**Task goal:** Reproduce the listing below without any change.

**Collected material:**
--*--

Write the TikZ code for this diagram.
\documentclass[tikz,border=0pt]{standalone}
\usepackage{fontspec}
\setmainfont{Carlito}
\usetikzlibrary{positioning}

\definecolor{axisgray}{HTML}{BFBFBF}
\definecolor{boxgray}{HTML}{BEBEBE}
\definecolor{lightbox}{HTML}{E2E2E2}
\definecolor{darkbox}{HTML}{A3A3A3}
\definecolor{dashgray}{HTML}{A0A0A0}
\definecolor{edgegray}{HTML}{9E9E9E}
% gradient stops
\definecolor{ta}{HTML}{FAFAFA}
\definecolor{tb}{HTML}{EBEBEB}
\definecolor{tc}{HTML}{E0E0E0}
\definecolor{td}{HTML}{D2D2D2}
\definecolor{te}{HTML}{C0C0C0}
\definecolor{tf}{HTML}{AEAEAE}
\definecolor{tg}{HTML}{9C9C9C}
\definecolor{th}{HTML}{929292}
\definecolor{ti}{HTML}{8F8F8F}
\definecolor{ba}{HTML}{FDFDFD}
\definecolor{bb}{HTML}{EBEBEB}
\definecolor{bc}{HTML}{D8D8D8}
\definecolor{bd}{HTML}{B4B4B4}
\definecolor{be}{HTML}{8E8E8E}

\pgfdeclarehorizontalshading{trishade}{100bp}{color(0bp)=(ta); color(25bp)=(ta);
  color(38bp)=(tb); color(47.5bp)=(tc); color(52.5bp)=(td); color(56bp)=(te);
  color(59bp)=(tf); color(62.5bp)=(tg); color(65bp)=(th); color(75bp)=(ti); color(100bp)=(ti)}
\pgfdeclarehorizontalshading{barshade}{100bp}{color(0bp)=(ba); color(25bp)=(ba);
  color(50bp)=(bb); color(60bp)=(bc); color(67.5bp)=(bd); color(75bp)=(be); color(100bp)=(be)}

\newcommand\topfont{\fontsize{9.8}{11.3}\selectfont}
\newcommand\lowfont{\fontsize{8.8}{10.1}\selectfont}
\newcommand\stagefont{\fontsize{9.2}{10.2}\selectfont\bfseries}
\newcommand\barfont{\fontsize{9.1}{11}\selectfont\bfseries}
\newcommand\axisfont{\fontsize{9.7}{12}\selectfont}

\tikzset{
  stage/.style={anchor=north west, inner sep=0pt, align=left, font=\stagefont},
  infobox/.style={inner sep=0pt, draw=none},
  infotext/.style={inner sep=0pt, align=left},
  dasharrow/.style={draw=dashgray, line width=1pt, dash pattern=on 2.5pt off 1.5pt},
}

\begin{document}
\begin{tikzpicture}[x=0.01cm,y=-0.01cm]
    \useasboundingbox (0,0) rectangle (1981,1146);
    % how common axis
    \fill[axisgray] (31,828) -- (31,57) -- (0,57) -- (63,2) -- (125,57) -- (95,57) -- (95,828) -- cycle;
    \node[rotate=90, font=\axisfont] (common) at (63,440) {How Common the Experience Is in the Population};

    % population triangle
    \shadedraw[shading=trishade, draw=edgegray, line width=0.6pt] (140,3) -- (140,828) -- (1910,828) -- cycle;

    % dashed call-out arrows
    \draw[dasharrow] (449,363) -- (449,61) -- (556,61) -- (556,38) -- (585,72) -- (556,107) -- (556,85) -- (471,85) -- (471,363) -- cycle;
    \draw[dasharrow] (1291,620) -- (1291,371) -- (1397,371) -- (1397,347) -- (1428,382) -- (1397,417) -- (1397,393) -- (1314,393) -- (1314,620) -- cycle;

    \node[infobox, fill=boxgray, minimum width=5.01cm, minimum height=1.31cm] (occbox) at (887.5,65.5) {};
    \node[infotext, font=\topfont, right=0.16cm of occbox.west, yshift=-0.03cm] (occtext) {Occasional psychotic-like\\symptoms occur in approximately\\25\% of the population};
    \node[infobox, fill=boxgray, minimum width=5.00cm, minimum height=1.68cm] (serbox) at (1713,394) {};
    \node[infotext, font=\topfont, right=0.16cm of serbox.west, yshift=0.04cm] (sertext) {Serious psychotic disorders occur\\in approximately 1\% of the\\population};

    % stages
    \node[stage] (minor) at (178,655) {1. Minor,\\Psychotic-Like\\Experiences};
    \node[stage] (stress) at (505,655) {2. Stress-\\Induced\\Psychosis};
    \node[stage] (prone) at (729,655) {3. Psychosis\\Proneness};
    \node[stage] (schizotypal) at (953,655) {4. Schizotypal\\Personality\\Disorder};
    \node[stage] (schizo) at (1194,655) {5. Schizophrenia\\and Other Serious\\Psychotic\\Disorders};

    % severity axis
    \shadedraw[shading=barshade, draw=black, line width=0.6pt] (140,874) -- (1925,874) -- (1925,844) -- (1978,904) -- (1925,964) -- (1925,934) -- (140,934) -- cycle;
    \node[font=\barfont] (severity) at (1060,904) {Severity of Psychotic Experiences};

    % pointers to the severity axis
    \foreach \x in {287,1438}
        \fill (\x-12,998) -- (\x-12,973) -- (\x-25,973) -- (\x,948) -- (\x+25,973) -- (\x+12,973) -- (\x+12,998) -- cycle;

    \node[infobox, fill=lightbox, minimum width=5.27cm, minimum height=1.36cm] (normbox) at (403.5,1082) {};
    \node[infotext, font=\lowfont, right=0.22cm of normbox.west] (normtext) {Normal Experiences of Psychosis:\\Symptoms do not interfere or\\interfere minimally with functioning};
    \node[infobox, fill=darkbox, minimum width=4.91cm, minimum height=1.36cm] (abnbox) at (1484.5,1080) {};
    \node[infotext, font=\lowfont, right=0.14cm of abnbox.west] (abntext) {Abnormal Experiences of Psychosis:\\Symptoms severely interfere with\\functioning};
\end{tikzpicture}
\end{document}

--*--

**Task result:**
Write the TikZ code for this diagram.
\documentclass[tikz,border=0pt]{standalone}
\usepackage{fontspec}
\setmainfont{Carlito}
\usetikzlibrary{positioning}

\definecolor{axisgray}{HTML}{BFBFBF}
\definecolor{boxgray}{HTML}{BEBEBE}
\definecolor{lightbox}{HTML}{E2E2E2}
\definecolor{darkbox}{HTML}{A3A3A3}
\definecolor{dashgray}{HTML}{A0A0A0}
\definecolor{edgegray}{HTML}{9E9E9E}
% gradient stops
\definecolor{ta}{HTML}{FAFAFA}
\definecolor{tb}{HTML}{EBEBEB}
\definecolor{tc}{HTML}{E0E0E0}
\definecolor{td}{HTML}{D2D2D2}
\definecolor{te}{HTML}{C0C0C0}
\definecolor{tf}{HTML}{AEAEAE}
\definecolor{tg}{HTML}{9C9C9C}
\definecolor{th}{HTML}{929292}
\definecolor{ti}{HTML}{8F8F8F}
\definecolor{ba}{HTML}{FDFDFD}
\definecolor{bb}{HTML}{EBEBEB}
\definecolor{bc}{HTML}{D8D8D8}
\definecolor{bd}{HTML}{B4B4B4}
\definecolor{be}{HTML}{8E8E8E}

\pgfdeclarehorizontalshading{trishade}{100bp}{color(0bp)=(ta); color(25bp)=(ta);
  color(38bp)=(tb); color(47.5bp)=(tc); color(52.5bp)=(td); color(56bp)=(te);
  color(59bp)=(tf); color(62.5bp)=(tg); color(65bp)=(th); color(75bp)=(ti); color(100bp)=(ti)}
\pgfdeclarehorizontalshading{barshade}{100bp}{color(0bp)=(ba); color(25bp)=(ba);
  color(50bp)=(bb); color(60bp)=(bc); color(67.5bp)=(bd); color(75bp)=(be); color(100bp)=(be)}

\newcommand\topfont{\fontsize{9.8}{11.3}\selectfont}
\newcommand\lowfont{\fontsize{8.8}{10.1}\selectfont}
\newcommand\stagefont{\fontsize{9.2}{10.2}\selectfont\bfseries}
\newcommand\barfont{\fontsize{9.1}{11}\selectfont\bfseries}
\newcommand\axisfont{\fontsize{9.7}{12}\selectfont}

\tikzset{
  stage/.style={anchor=north west, inner sep=0pt, align=left, font=\stagefont},
  infobox/.style={inner sep=0pt, draw=none},
  infotext/.style={inner sep=0pt, align=left},
  dasharrow/.style={draw=dashgray, line width=1pt, dash pattern=on 2.5pt off 1.5pt},
}

\begin{document}
\begin{tikzpicture}[x=0.01cm,y=-0.01cm]
    \useasboundingbox (0,0) rectangle (1981,1146);
    % how common axis
    \fill[axisgray] (31,828) -- (31,57) -- (0,57) -- (63,2) -- (125,57) -- (95,57) -- (95,828) -- cycle;
    \node[rotate=90, font=\axisfont] (common) at (63,440) {How Common the Experience Is in the Population};

    % population triangle
    \shadedraw[shading=trishade, draw=edgegray, line width=0.6pt] (140,3) -- (140,828) -- (1910,828) -- cycle;

    % dashed call-out arrows
    \draw[dasharrow] (449,363) -- (449,61) -- (556,61) -- (556,38) -- (585,72) -- (556,107) -- (556,85) -- (471,85) -- (471,363) -- cycle;
    \draw[dasharrow] (1291,620) -- (1291,371) -- (1397,371) -- (1397,347) -- (1428,382) -- (1397,417) -- (1397,393) -- (1314,393) -- (1314,620) -- cycle;

    \node[infobox, fill=boxgray, minimum width=5.01cm, minimum height=1.31cm] (occbox) at (887.5,65.5) {};
    \node[infotext, font=\topfont, right=0.16cm of occbox.west, yshift=-0.03cm] (occtext) {Occasional psychotic-like\\symptoms occur in approximately\\25\% of the population};
    \node[infobox, fill=boxgray, minimum width=5.00cm, minimum height=1.68cm] (serbox) at (1713,394) {};
    \node[infotext, font=\topfont, right=0.16cm of serbox.west, yshift=0.04cm] (sertext) {Serious psychotic disorders occur\\in approximately 1\% of the\\population};

    % stages
    \node[stage] (minor) at (178,655) {1. Minor,\\Psychotic-Like\\Experiences};
    \node[stage] (stress) at (505,655) {2. Stress-\\Induced\\Psychosis};
    \node[stage] (prone) at (729,655) {3. Psychosis\\Proneness};
    \node[stage] (schizotypal) at (953,655) {4. Schizotypal\\Personality\\Disorder};
    \node[stage] (schizo) at (1194,655) {5. Schizophrenia\\and Other Serious\\Psychotic\\Disorders};

    % severity axis
    \shadedraw[shading=barshade, draw=black, line width=0.6pt] (140,874) -- (1925,874) -- (1925,844) -- (1978,904) -- (1925,964) -- (1925,934) -- (140,934) -- cycle;
    \node[font=\barfont] (severity) at (1060,904) {Severity of Psychotic Experiences};

    % pointers to the severity axis
    \foreach \x in {287,1438}
        \fill (\x-12,998) -- (\x-12,973) -- (\x-25,973) -- (\x,948) -- (\x+25,973) -- (\x+12,973) -- (\x+12,998) -- cycle;

    \node[infobox, fill=lightbox, minimum width=5.27cm, minimum height=1.36cm] (normbox) at (403.5,1082) {};
    \node[infotext, font=\lowfont, right=0.22cm of normbox.west] (normtext) {Normal Experiences of Psychosis:\\Symptoms do not interfere or\\interfere minimally with functioning};
    \node[infobox, fill=darkbox, minimum width=4.91cm, minimum height=1.36cm] (abnbox) at (1484.5,1080) {};
    \node[infotext, font=\lowfont, right=0.14cm of abnbox.west] (abntext) {Abnormal Experiences of Psychosis:\\Symptoms severely interfere with\\functioning};
\end{tikzpicture}
\end{document}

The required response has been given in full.